TALLAHASSEE, Fla. (June 22, 2011) –
Tallahassee Community College’s Division of Workforce Development in partnership with the Tallahassee Housing Authority (THA) is hosting a clean energy summer camp for 20 children of low-income families Monday, June 20 through Friday, June 24. The camp includes a variety of lessons on energy and hands-on technology/science projects intended to pique kids’ interest in clean energy and other science, technology, engineering and mathematics (STEM) careers.
Children at the camp will learn about the different kinds of energy production, sustainability, solar water heating and photovoltaic systems.

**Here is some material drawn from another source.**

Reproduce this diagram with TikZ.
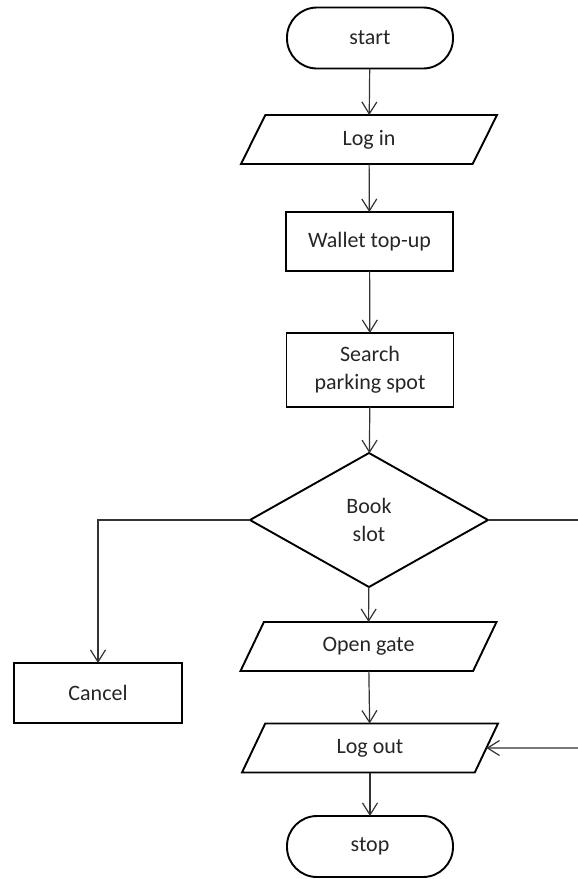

The lessons include fun, hands-on projects such as constructing a solar cooker out of a pizza box and making a solar-powered cell-phone charger.
The camp is funded by a National Science Foundation grant that seeks to improve the involvement of underrepresented populations in clean energy and other STEM fields. All of the camp’s attendees live in public housing or attend the THA’s community summer camps and most will be entering 7th or 8th grade in the fall. This program is on a volunteer basis.
“This is a wonderful opportunity for these children not only to learn about technology, science and mathematics, but also to have a lot of fun,” said Claudette Cromartie, executive director of the Tallahassee Housing Authority. “They are being exposed to a totally different area of Tallahassee and they’re already excited to see TCC’s campus. Hopefully, this program will inspire them to continue their education through high school and beyond.”
According to Marc Dick, lead TCC project instructor, the camp offers an opportunity for young students to see how they can become more energy and green conscious, and provides a pathway for students to become interested in green technology careers. “These campers will become the future employees or business owners in our new green economy. They are gaining practical knowledge to help them understand clean energy, but also possible career paths in a vast array of green occupations,” said Dick.
The camp culminates in an exciting field trip to see a photovoltaic and solar hot water heater installation in real time operation and a demonstration by the students to their parents of what they have learned during the week.